▶ [What you need to do]:
Pictures excluded, reproduce exactly the lines below from the one with "Write a web" through the one with "const yTicks = [0, 1, 2, 3, 4, 5, 6]", both included.

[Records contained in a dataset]
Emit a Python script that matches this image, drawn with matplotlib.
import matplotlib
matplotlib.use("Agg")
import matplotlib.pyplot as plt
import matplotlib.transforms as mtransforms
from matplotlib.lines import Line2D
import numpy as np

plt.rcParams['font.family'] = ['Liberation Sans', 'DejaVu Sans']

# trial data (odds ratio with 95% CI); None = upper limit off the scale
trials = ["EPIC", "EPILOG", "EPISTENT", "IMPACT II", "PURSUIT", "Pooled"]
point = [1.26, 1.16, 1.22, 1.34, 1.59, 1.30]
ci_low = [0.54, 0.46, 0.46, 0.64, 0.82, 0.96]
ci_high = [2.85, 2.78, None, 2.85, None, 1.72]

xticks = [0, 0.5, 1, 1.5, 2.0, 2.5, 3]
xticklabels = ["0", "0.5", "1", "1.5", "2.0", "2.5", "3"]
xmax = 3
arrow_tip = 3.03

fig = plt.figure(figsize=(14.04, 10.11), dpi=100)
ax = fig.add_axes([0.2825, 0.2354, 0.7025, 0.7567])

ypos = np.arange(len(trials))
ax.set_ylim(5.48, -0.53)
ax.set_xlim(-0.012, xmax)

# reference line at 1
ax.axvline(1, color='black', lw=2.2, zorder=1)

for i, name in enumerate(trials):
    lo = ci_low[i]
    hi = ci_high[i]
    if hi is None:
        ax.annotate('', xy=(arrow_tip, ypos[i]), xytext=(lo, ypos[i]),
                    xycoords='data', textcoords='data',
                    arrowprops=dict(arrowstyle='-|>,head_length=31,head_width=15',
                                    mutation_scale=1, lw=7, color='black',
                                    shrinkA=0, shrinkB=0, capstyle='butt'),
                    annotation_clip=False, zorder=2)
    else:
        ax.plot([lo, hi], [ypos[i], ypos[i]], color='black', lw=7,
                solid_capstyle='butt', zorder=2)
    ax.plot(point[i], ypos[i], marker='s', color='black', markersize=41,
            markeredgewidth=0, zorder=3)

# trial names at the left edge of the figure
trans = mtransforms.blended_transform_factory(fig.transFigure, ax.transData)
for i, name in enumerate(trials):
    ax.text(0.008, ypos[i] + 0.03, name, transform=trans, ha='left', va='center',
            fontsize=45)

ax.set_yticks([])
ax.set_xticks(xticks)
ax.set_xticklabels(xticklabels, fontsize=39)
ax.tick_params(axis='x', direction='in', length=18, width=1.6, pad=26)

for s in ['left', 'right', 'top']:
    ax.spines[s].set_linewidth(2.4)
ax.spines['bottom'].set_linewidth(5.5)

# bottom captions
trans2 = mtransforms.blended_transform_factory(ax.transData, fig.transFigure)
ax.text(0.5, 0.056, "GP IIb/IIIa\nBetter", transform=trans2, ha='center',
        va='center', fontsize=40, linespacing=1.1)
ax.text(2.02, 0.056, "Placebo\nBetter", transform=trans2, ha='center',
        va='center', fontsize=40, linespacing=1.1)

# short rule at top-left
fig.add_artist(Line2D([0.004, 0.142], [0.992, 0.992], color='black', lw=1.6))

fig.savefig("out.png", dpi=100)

---

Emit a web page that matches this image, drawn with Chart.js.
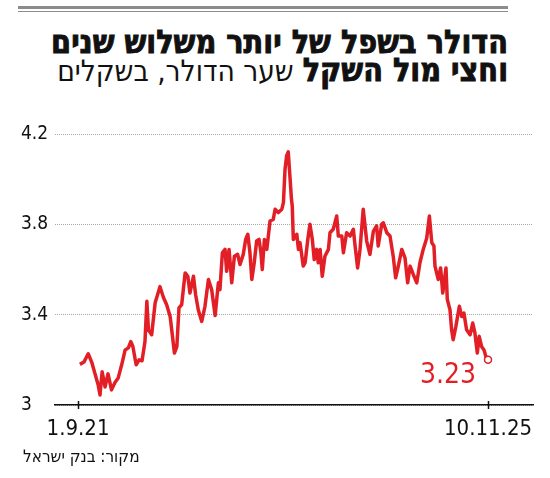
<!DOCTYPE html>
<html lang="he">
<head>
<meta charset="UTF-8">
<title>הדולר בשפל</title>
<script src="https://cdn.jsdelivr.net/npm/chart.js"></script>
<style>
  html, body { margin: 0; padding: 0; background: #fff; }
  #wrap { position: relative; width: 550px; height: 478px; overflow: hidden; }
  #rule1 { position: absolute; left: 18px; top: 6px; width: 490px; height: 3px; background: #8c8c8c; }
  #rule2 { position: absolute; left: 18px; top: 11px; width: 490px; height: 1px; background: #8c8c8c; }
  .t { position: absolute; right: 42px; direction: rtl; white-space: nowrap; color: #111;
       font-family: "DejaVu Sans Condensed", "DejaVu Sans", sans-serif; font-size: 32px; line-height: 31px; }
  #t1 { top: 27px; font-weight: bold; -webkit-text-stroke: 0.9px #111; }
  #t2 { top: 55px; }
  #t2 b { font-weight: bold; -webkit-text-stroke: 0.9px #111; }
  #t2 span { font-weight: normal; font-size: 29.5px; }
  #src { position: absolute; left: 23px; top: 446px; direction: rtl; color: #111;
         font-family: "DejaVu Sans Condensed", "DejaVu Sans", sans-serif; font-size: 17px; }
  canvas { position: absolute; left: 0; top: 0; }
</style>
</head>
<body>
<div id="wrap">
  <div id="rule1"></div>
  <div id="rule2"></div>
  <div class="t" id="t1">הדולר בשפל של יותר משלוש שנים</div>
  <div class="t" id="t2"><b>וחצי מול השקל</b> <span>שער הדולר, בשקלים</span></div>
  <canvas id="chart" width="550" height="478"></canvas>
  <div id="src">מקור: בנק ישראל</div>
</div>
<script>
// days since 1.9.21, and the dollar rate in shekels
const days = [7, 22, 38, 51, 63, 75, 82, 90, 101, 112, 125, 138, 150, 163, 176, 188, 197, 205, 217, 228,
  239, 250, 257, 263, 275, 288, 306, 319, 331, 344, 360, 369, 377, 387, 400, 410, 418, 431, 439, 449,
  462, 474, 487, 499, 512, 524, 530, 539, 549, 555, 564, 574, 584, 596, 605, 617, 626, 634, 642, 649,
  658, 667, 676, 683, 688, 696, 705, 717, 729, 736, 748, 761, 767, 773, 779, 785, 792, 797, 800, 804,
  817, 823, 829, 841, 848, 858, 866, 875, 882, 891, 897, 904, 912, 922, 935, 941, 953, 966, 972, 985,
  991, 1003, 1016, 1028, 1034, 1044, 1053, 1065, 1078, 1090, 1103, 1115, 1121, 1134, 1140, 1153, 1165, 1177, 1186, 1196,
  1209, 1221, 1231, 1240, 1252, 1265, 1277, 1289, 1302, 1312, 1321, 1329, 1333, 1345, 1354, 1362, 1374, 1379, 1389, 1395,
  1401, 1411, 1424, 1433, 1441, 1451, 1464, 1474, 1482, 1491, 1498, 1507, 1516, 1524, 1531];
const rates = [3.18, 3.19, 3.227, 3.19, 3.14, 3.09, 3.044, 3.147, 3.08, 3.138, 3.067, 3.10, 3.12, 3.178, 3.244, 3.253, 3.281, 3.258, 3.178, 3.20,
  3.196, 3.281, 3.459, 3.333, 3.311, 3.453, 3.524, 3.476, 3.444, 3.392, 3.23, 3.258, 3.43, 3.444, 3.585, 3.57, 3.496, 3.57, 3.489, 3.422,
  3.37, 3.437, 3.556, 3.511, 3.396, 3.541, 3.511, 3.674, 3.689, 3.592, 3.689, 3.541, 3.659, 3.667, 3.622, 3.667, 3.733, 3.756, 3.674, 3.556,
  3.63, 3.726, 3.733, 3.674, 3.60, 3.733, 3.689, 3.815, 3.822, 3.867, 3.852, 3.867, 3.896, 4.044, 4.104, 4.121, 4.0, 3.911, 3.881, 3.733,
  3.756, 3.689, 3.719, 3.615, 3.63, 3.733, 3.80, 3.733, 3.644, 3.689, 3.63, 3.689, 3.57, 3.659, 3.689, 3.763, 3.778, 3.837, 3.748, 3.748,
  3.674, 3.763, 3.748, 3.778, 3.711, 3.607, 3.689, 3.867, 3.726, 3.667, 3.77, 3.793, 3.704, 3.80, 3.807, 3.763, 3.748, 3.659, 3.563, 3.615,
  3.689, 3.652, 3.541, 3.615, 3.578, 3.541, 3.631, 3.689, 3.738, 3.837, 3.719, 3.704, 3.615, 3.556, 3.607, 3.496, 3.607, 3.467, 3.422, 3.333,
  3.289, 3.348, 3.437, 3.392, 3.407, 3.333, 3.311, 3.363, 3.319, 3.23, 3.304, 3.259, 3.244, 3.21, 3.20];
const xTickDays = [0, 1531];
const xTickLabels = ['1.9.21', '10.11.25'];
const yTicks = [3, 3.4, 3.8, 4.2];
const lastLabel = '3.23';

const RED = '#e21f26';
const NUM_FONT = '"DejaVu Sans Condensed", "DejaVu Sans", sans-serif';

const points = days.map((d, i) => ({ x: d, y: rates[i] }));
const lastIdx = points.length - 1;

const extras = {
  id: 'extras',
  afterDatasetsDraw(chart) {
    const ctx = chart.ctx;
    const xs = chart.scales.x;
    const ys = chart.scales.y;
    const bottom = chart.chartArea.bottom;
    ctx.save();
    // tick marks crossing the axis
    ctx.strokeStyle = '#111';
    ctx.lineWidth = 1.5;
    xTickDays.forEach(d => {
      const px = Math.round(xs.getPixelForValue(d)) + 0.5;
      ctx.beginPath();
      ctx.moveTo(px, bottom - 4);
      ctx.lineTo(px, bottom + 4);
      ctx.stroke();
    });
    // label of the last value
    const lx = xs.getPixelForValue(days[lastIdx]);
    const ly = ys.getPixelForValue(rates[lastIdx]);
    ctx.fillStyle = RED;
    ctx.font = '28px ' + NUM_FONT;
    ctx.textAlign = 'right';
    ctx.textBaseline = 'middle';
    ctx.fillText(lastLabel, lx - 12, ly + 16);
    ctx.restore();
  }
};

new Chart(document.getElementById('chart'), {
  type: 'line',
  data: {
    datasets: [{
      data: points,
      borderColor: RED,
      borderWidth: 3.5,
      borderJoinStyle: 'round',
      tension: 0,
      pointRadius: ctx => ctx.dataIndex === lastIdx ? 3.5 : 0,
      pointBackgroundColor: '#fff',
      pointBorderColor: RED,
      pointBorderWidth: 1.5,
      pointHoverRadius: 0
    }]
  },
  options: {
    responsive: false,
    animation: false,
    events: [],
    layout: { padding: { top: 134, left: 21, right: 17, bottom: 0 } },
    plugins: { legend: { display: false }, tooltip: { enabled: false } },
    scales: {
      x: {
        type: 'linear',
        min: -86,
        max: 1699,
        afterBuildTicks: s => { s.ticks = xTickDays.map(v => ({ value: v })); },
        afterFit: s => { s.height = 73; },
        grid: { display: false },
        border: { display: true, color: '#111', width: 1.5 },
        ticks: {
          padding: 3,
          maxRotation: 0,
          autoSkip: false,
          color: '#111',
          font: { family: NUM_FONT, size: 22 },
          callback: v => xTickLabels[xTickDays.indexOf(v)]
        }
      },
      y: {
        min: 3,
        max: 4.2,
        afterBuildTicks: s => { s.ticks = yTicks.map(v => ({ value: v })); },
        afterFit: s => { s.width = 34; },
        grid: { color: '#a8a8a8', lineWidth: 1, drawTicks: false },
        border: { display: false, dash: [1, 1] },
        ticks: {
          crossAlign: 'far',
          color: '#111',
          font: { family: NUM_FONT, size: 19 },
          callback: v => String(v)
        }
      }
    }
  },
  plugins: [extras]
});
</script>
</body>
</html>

* * *

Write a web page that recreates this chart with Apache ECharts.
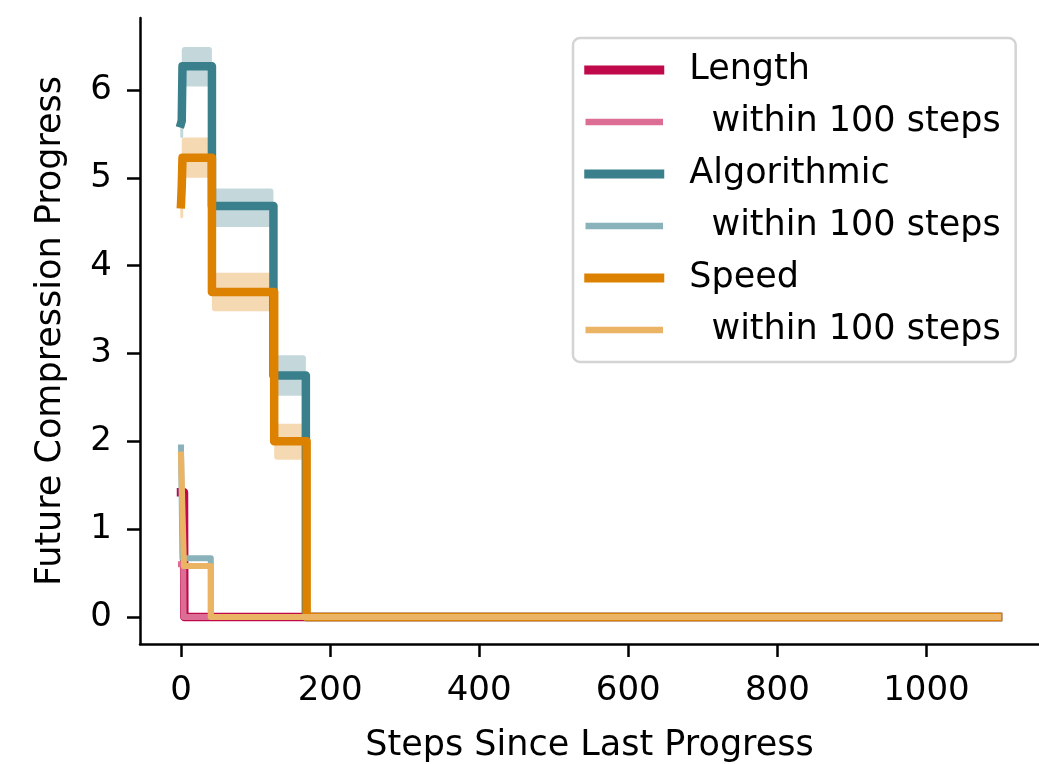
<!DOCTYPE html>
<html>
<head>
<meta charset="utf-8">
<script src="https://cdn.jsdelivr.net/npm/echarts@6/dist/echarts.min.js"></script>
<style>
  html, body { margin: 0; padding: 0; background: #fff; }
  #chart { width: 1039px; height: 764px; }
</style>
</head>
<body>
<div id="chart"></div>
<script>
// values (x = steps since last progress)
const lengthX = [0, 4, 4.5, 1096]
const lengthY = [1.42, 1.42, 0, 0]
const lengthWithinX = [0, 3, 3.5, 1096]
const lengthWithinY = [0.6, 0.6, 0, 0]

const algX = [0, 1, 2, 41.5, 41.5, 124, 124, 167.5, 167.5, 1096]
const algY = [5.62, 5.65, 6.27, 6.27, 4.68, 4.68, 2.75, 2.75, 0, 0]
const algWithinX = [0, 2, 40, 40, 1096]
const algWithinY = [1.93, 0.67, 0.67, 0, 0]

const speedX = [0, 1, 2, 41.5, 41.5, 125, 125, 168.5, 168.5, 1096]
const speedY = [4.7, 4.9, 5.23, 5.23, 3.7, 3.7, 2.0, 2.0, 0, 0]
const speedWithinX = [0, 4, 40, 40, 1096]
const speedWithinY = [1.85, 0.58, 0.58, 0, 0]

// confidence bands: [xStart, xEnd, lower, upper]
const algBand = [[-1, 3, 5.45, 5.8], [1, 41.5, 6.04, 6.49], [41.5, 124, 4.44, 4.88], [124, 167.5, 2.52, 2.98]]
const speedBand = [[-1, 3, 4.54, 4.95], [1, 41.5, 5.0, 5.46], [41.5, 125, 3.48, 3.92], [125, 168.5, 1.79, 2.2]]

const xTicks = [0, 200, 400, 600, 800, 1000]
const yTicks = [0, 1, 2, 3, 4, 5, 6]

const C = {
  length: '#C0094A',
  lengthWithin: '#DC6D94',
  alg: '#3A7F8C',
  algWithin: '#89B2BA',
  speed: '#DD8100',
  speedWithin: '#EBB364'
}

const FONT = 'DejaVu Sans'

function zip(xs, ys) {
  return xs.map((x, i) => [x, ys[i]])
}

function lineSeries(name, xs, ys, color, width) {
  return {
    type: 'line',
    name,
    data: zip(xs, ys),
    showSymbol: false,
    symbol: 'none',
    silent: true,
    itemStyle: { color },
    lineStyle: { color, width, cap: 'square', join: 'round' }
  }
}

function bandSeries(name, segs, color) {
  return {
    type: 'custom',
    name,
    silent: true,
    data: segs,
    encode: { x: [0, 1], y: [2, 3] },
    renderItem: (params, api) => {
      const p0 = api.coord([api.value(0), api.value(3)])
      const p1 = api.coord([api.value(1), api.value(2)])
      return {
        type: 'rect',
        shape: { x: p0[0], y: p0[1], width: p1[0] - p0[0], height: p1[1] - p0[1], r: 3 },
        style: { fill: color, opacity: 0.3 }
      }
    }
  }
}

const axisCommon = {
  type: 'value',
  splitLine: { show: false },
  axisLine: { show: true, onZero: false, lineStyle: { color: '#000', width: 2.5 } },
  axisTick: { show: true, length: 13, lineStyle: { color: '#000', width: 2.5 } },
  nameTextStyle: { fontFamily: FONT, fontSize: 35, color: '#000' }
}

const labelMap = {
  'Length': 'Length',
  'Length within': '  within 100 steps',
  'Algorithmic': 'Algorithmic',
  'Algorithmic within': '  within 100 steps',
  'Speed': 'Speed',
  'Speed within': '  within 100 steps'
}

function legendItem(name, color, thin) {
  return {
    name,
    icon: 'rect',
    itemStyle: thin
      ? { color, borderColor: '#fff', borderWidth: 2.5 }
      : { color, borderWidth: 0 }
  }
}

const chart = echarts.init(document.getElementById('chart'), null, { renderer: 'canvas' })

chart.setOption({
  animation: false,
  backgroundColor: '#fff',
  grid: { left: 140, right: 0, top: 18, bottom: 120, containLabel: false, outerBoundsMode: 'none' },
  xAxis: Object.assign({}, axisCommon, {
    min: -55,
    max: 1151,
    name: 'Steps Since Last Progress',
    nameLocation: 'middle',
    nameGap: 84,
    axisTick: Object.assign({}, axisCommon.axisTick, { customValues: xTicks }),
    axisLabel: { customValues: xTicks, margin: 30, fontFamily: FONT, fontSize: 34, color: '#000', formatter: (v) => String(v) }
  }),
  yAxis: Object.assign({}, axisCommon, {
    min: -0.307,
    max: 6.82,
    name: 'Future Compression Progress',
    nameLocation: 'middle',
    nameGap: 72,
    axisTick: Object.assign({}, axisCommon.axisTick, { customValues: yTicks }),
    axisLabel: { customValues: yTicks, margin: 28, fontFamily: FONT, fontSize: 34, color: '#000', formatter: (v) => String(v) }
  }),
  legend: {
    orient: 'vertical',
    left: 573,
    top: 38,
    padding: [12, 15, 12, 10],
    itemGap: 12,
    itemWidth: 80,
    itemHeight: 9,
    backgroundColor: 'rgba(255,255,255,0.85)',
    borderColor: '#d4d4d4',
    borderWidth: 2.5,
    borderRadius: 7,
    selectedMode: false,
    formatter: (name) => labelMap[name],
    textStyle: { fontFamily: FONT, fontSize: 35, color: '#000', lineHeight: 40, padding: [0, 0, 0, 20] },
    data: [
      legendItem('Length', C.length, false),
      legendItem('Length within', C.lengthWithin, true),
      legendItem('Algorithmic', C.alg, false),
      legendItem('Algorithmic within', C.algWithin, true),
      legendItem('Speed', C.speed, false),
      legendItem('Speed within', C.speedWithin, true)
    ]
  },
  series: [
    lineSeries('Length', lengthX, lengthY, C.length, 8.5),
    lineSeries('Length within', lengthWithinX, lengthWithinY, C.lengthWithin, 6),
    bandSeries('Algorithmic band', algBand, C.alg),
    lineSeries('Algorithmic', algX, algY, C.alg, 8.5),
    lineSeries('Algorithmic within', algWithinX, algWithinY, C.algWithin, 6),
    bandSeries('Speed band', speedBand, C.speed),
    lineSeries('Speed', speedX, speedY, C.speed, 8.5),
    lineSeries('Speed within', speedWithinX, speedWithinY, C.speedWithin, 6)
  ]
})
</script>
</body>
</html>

▶ [Response]:
Write a web page that recreates this chart with Apache ECharts.
<!DOCTYPE html>
<html>
<head>
<meta charset="utf-8">
<script src="https://cdn.jsdelivr.net/npm/echarts@6/dist/echarts.min.js"></script>
<style>
  html, body { margin: 0; padding: 0; background: #fff; }
  #chart { width: 1039px; height: 764px; }
</style>
</head>
<body>
<div id="chart"></div>
<script>
// values (x = steps since last progress)
const lengthX = [0, 4, 4.5, 1096]
const lengthY = [1.42, 1.42, 0, 0]
const lengthWithinX = [0, 3, 3.5, 1096]
const lengthWithinY = [0.6, 0.6, 0, 0]

const algX = [0, 1, 2, 41.5, 41.5, 124, 124, 167.5, 167.5, 1096]
const algY = [5.62, 5.65, 6.27, 6.27, 4.68, 4.68, 2.75, 2.75, 0, 0]
const algWithinX = [0, 2, 40, 40, 1096]
const algWithinY = [1.93, 0.67, 0.67, 0, 0]

const speedX = [0, 1, 2, 41.5, 41.5, 125, 125, 168.5, 168.5, 1096]
const speedY = [4.7, 4.9, 5.23, 5.23, 3.7, 3.7, 2.0, 2.0, 0, 0]
const speedWithinX = [0, 4, 40, 40, 1096]
const speedWithinY = [1.85, 0.58, 0.58, 0, 0]

// confidence bands: [xStart, xEnd, lower, upper]
const algBand = [[-1, 3, 5.45, 5.8], [1, 41.5, 6.04, 6.49], [41.5, 124, 4.44, 4.88], [124, 167.5, 2.52, 2.98]]
const speedBand = [[-1, 3, 4.54, 4.95], [1, 41.5, 5.0, 5.46], [41.5, 125, 3.48, 3.92], [125, 168.5, 1.79, 2.2]]

const xTicks = [0, 200, 400, 600, 800, 1000]
const yTicks = [0, 1, 2, 3, 4, 5, 6]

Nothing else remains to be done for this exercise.